Performance is also noted for its memorable music as arranged by the rock genius, Jack Nietzche. Some of the music played was by the Last Poets (a bitter rap song about the ‘The Big Apple),’ Randy Newman (Long Dead Train ), Buffy Saint Marie (Dyed, Dead, Red), and Ry Cooder (Bottleneck guitar).

Warner Brothers tried suing the director Cammell after seeing how he completed the film, hoping not to release it, that’s how bad the feelings were for a film that lived on to become a classic cult favorite even though it never got its proper due with the straight critics and the public. Cammell committed suicide in 1996, copying the style used by Fox when he executed Jagger. He supposedly remained conscious for 45 minutes after the shooting but was in no pain, as reported by friends. For him, murder turned out to be truly a work of art.
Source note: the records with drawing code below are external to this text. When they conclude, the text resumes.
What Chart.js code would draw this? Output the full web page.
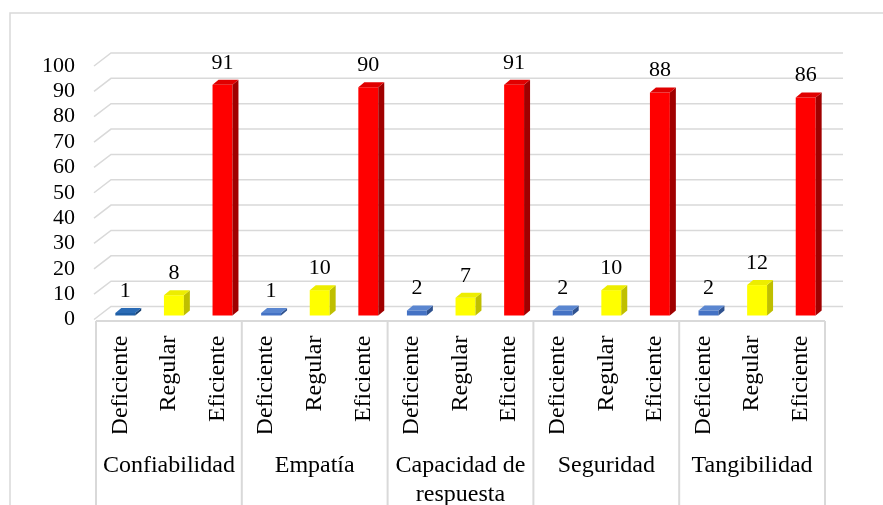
<!DOCTYPE html>
<html>
<head>
<meta charset="utf-8">
<script src="https://cdn.jsdelivr.net/npm/chart.js@4"></script>
<style>
  html, body { margin: 0; padding: 0; background: #ffffff; }
  #wrap { width: 883px; height: 505px; position: relative; }
</style>
</head>
<body>
<div id="wrap"><canvas id="c" width="883" height="505"></canvas></div>
<script>
// ---- data ----
const groups = ['Confiabilidad', 'Empatía', ['Capacidad de', 'respuesta'], 'Seguridad', 'Tangibilidad'];
const levels = ['Deficiente', 'Regular', 'Eficiente'];
const deficiente = [1, 1, 2, 2, 2];
const regular = [8, 10, 7, 10, 12];
const eficiente = [91, 90, 91, 88, 86];
const yTicks = [0, 10, 20, 30, 40, 50, 60, 70, 80, 90, 100];

// ---- styles ----
const FONT = "'Liberation Serif', 'Times New Roman', serif";
const GRID = '#D9D9D9';
const faceColors = {
  Deficiente: { front: '#4472C4', side: '#2F528F', top: '#5A86D0' },
  Regular:    { front: '#FFFF00', side: '#BFBF00', top: '#EDED00' },
  Eficiente:  { front: '#FF0000', side: '#A00000', top: '#E00000' }
};
const firstDefColors = { front: '#1F5FA6', side: '#153F70', top: '#2A6BB5' };

// ---- build table ----
const labels = [];
const values = [];
const groupLabels = [];
const barFaces = [];
groups.forEach((g, gi) => {
  const vals = [deficiente[gi], regular[gi], eficiente[gi]];
  levels.forEach((lv, li) => {
    labels.push(lv);
    values.push(vals[li]);
    groupLabels.push(li === 1 ? g : '');
    barFaces.push(gi === 0 && li === 0 ? firstDefColors : faceColors[lv]);
  });
});

const DEPTH_X = 5, DEPTH_Y = -4;   // bar plane offset behind the front plane
const BAR_DX = 6, BAR_DY = -5;     // bar depth

const threeD = {
  id: 'threeD',
  beforeDraw(chart) {
    const ctx = chart.ctx;
    ctx.save();
    ctx.strokeStyle = GRID;
    ctx.lineWidth = 1.5;
    ctx.beginPath();
    ctx.moveTo(10, 505);
    ctx.lineTo(10, 13);
    ctx.lineTo(883, 13);
    ctx.stroke();
    ctx.restore();
  },
  beforeDatasetsDraw(chart) {
    const ctx = chart.ctx;
    const a = chart.chartArea;
    const ys = chart.scales.y;
    const xs = chart.scales.x;
    ctx.save();
    ctx.strokeStyle = GRID;
    ctx.lineWidth = 1.5;
    // 3D gridlines: diagonal on left wall, then horizontal on back wall
    yTicks.forEach(v => {
      const py = ys.getPixelForValue(v);
      ctx.beginPath();
      ctx.moveTo(a.left - 2, py);
      ctx.lineTo(a.left + 15, py - 13);
      ctx.lineTo(a.right + 18, py - 13);
      ctx.stroke();
    });
    // table under the axis
    const catW = (a.right - a.left) / labels.length;
    const tableTop = a.bottom + 1.5;
    ctx.lineWidth = 2;
    ctx.beginPath();
    ctx.moveTo(a.left, tableTop);
    ctx.lineTo(a.right, tableTop);
    for (let k = 0; k <= groups.length; k++) {
      const px = k < groups.length
        ? xs.getPixelForValue(k * 3) - catW / 2
        : xs.getPixelForValue(labels.length - 1) + catW / 2;
      ctx.moveTo(px, tableTop);
      ctx.lineTo(px, 505);
    }
    ctx.stroke();
    ctx.restore();

    ctx.save();
    ctx.translate(DEPTH_X, DEPTH_Y);
  },
  afterDatasetsDraw(chart) {
    const ctx = chart.ctx;
    const meta = chart.getDatasetMeta(0);
    meta.data.forEach((bar, i) => {
      const p = bar.getProps(['x', 'y', 'base', 'width'], true);
      const l = p.x - p.width / 2, r = p.x + p.width / 2;
      const top = Math.min(p.y, p.base), bot = Math.max(p.y, p.base);
      const c = barFaces[i];
      // side face
      ctx.fillStyle = c.side;
      ctx.beginPath();
      ctx.moveTo(r, bot);
      ctx.lineTo(r + BAR_DX, bot + BAR_DY);
      ctx.lineTo(r + BAR_DX, top + BAR_DY);
      ctx.lineTo(r, top);
      ctx.closePath();
      ctx.fill();
      // top face
      ctx.fillStyle = c.top;
      ctx.beginPath();
      ctx.moveTo(l, top);
      ctx.lineTo(l + BAR_DX, top + BAR_DY);
      ctx.lineTo(r + BAR_DX, top + BAR_DY);
      ctx.lineTo(r, top);
      ctx.closePath();
      ctx.fill();
      // value label
      ctx.fillStyle = '#000000';
      ctx.font = '22px ' + FONT;
      ctx.textAlign = 'center';
      ctx.textBaseline = 'alphabetic';
      ctx.fillText(String(values[i]), p.x, top - 16);
    });
    ctx.restore();
  }
};

new Chart(document.getElementById('c'), {
  type: 'bar',
  data: {
    labels: labels,
    datasets: [{
      data: values,
      backgroundColor: barFaces.map(c => c.front),
      borderWidth: 0,
      barPercentage: 0.41,
      categoryPercentage: 1.0,
      clip: false
    }]
  },
  options: {
    responsive: false,
    animation: false,
    events: [],
    layout: { padding: { top: 66, right: 58, left: 0, bottom: 0 } },
    plugins: { legend: { display: false }, tooltip: { enabled: false } },
    scales: {
      y: {
        min: 0, max: 100,
        border: { display: false },
        grid: { display: false, drawTicks: false },
        afterBuildTicks(s) { s.ticks = yTicks.map(v => ({ value: v })); },
        ticks: { autoSkip: false, stepSize: 10, padding: 21, color: '#000000', font: { family: FONT, size: 22 } },
        afterFit(s) { s.width = 96; }
      },
      x: {
        position: 'bottom',
        weight: 0,
        border: { display: false },
        grid: { display: false, drawTicks: false },
        ticks: {
          autoSkip: false, minRotation: 90, maxRotation: 90, padding: 16,
          color: '#000000', font: { family: FONT, size: 24 }
        },
        afterFit(s) { s.height = 114; }
      },
      x2: {
        type: 'category',
        labels: groupLabels,
        position: 'bottom',
        weight: 1,
        offset: true,
        border: { display: false },
        grid: { display: false, drawTicks: false, offset: true },
        ticks: {
          autoSkip: false, minRotation: 0, maxRotation: 0, padding: 18,
          color: '#000000', font: { family: FONT, size: 24, lineHeight: 1.2 }
        },
        afterFit(s) { s.height = 71.5; }
      }
    }
  },
  plugins: [threeD]
});
</script>
</body>
</html>
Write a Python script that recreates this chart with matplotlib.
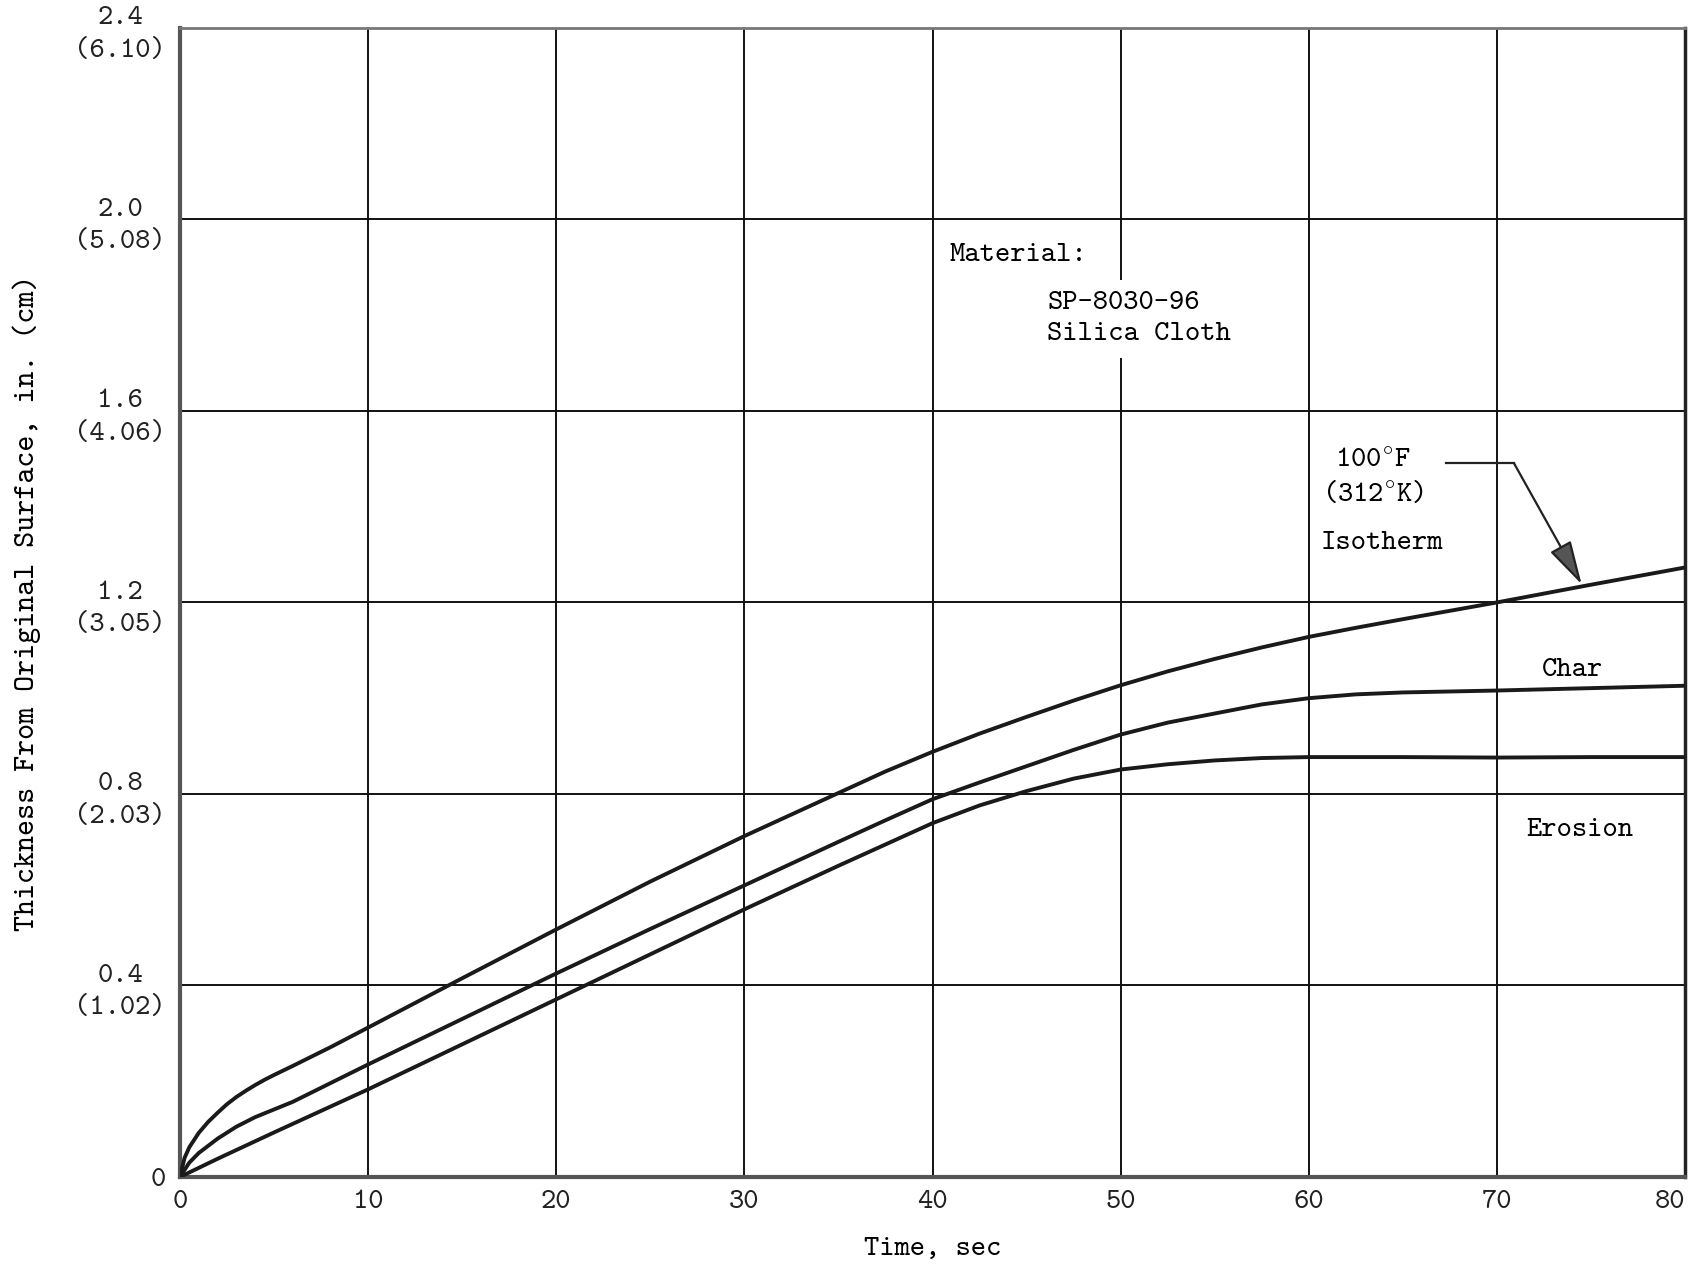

It was a film whose psychedelic flashes might seem a bit dated now, but all the best directors from Kubrick to Scorsese borrowed freely from it as it changed the way many mainstream films were to be made after 1970. The freshness and energy and montages of the film are unique. Its story was able to mix the world of art with violence, something that seems to be a natural fit as shown in these kaleidoscope images. What results is the merging from the opposite worlds of the underworld and underground, as influenced by the business of making money, which is their common ground: the Holy Grail at the end of the journey. It is a film that both gangsters and artists can sink their teeth into, even if the gangster might fail to recognize how he looks to others or to himself.

A one of a kind film, deserving of much critical praise. It’s a most efficacious look at the subculture of the gangster and artist worlds and, simultaneously, a most enigmatic film to try and take in all its fanciful images and perversions and drug induced fantasies. Though time has taken away some of its freshness, it still is a work of considerable power.